_EXERCISE PROMPT_: In the listing below, locate the lines that hold the string "code". Copy those lines.

********************

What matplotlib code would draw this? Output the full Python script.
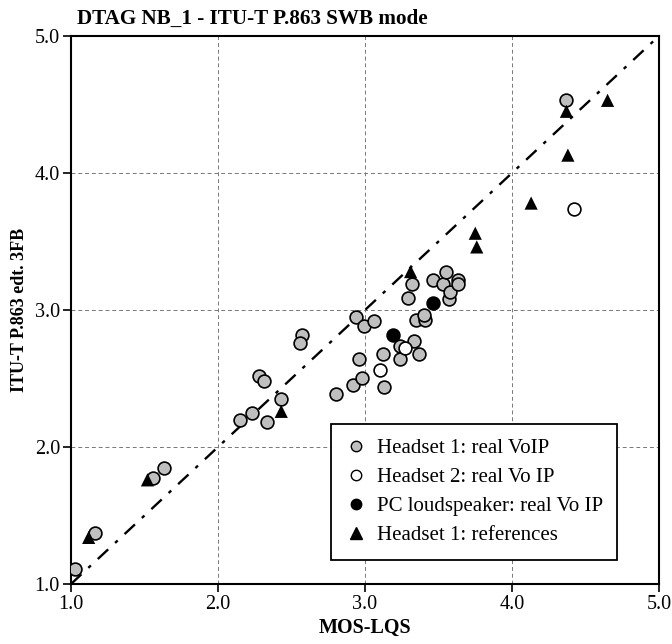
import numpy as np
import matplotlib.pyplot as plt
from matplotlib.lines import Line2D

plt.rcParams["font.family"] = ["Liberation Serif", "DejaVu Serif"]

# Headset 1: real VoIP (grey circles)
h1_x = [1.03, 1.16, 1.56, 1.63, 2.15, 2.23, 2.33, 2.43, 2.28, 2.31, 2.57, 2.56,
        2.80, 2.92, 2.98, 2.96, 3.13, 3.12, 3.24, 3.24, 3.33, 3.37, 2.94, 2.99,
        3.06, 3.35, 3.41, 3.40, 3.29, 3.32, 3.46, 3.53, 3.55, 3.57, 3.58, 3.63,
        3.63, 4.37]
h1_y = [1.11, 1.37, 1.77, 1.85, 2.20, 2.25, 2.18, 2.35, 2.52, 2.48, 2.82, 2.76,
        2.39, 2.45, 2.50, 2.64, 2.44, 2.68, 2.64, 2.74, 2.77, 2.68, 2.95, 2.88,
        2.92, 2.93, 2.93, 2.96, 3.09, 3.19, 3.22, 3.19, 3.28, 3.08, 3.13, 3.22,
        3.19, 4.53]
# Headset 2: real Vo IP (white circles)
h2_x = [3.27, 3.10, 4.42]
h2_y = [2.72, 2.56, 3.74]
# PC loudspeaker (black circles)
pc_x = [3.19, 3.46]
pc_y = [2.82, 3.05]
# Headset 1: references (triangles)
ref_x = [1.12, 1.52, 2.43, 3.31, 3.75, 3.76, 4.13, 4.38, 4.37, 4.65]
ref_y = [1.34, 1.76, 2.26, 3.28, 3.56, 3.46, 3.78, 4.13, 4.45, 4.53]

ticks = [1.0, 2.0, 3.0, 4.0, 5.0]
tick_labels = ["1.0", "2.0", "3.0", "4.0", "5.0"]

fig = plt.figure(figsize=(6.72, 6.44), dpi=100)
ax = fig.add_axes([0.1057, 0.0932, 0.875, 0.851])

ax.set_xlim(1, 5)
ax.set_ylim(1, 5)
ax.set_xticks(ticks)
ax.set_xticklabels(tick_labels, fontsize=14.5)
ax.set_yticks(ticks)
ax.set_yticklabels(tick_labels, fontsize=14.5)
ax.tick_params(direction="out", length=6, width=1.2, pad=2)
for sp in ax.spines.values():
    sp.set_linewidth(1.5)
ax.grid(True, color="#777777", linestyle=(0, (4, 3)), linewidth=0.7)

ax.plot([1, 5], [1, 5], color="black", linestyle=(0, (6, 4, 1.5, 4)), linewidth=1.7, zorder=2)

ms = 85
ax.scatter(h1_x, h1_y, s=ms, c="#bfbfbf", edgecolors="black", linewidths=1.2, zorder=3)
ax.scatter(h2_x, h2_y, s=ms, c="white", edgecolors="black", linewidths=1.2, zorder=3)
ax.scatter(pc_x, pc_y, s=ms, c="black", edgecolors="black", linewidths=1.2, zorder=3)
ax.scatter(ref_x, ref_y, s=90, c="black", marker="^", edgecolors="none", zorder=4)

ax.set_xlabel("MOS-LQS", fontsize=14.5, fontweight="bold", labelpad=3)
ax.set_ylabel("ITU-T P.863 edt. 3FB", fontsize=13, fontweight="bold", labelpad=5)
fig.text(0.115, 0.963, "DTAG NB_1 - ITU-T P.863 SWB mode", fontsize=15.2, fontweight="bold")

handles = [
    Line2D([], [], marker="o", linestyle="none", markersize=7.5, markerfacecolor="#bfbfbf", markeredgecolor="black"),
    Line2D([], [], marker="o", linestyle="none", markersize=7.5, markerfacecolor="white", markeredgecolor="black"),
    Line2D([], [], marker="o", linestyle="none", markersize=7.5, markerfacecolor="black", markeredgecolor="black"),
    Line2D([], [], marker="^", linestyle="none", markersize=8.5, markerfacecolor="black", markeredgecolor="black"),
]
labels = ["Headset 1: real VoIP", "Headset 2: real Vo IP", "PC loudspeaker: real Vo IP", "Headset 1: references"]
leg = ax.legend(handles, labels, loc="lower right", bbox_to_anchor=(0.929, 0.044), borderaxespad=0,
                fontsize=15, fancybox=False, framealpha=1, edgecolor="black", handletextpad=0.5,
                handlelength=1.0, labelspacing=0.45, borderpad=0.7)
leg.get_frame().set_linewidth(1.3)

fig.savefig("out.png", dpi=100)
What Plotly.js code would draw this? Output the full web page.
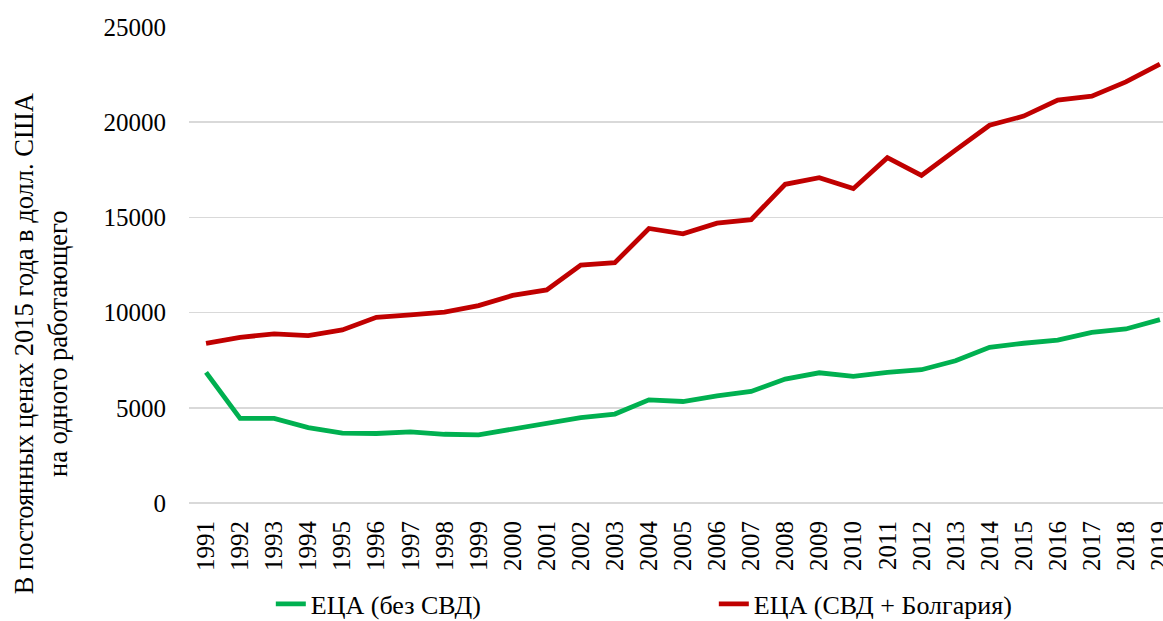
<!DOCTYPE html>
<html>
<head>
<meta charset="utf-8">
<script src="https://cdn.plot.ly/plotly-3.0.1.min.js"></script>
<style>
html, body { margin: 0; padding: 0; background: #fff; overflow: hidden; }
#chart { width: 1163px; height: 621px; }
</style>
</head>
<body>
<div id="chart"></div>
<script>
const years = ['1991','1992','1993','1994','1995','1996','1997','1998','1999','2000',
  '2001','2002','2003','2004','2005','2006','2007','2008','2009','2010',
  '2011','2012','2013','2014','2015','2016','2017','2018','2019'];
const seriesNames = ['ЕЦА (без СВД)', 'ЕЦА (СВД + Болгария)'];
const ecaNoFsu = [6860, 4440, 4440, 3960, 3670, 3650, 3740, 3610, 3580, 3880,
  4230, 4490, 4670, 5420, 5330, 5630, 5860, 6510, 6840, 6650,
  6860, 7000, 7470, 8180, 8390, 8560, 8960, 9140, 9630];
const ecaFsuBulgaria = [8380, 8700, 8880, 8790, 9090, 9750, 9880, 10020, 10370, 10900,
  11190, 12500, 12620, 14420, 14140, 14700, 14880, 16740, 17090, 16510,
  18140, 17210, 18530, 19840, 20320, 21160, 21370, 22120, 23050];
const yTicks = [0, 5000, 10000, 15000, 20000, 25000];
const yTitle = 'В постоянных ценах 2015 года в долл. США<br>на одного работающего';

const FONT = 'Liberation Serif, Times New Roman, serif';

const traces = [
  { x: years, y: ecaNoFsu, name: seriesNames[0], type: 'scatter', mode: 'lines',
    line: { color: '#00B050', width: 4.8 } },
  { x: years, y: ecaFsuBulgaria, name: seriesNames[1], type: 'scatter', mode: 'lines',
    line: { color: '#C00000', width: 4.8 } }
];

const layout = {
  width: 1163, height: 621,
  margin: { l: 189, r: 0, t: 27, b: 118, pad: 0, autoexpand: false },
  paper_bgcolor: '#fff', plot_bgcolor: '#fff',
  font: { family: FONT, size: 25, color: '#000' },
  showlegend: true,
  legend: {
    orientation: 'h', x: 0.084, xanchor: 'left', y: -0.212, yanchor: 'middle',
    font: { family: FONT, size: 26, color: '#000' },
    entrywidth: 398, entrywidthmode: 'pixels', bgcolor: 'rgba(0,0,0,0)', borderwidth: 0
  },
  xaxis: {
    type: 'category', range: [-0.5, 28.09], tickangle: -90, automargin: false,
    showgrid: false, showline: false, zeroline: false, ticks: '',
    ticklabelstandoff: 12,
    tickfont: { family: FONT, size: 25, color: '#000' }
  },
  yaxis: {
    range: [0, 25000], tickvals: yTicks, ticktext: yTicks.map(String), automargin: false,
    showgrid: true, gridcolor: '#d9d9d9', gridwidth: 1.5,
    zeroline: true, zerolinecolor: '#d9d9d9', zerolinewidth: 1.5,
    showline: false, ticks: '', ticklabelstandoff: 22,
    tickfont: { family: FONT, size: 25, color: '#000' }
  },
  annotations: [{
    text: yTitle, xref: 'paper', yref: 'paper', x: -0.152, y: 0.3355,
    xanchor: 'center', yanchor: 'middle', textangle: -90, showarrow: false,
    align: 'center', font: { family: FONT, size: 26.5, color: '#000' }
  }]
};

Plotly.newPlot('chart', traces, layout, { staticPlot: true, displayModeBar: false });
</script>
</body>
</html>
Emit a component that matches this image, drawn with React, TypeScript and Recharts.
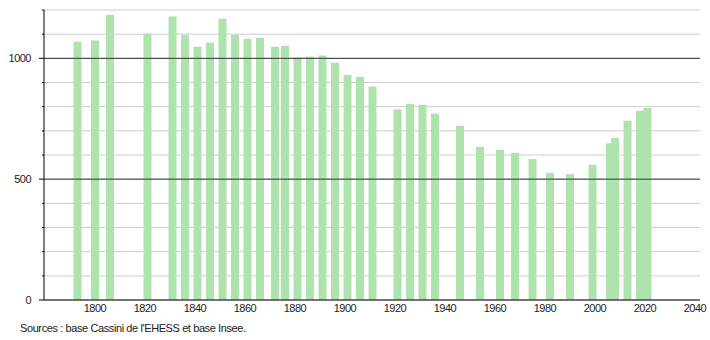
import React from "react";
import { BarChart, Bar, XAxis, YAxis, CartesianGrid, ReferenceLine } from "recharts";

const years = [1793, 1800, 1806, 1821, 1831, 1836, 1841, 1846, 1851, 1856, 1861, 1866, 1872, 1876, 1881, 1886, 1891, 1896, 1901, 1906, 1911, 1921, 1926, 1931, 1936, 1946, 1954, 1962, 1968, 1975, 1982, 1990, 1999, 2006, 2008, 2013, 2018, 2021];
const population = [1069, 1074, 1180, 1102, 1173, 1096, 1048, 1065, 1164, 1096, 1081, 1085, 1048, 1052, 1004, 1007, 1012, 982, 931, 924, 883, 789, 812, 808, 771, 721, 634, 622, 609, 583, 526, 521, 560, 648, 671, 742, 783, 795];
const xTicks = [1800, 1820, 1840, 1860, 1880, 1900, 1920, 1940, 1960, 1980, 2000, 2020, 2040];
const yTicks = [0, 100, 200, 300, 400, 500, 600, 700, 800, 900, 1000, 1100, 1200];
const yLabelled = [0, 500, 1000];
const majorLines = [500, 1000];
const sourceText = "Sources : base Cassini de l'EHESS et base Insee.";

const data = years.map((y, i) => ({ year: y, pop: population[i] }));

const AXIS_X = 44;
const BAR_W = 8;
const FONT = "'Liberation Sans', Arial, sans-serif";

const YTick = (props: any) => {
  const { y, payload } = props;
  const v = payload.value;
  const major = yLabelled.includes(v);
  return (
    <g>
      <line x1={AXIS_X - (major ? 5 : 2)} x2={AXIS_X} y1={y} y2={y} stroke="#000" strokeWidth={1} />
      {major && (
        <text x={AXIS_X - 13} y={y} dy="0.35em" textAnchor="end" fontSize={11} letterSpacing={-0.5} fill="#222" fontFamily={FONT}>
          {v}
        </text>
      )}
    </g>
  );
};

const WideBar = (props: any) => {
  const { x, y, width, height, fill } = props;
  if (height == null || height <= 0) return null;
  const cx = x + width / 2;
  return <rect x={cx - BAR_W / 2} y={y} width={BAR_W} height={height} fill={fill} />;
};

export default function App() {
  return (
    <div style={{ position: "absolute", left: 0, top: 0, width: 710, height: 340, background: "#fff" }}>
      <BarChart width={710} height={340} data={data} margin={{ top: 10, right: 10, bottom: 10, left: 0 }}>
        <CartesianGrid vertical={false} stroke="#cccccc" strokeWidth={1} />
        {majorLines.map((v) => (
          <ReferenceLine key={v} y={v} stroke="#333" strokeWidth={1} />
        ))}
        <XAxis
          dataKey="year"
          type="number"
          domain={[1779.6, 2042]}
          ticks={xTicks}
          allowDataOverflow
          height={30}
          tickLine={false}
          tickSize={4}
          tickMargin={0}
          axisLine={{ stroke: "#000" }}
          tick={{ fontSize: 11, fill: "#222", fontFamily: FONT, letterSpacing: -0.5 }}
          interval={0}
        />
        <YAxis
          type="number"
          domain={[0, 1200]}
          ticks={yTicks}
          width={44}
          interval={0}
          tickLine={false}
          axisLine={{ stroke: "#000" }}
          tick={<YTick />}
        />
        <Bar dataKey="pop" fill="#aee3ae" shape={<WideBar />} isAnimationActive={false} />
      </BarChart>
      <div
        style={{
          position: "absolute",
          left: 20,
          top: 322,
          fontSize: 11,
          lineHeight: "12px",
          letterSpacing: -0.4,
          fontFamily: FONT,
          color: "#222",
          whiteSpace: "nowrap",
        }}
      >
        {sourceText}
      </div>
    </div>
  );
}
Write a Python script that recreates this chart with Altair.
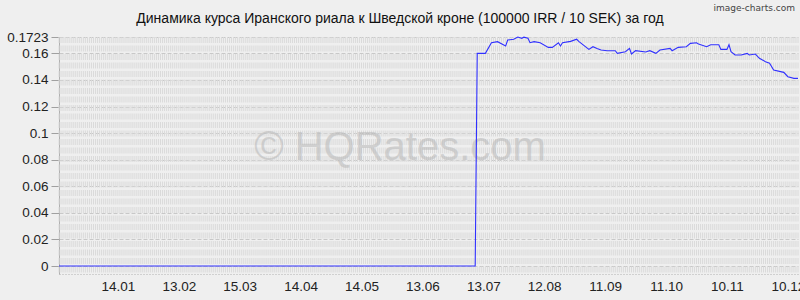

********************

_OUTPUT OF THE EXERCISE_:
What matplotlib code would draw this? Output the full Python script.
What Plotly.js code would draw this? Output the full web page.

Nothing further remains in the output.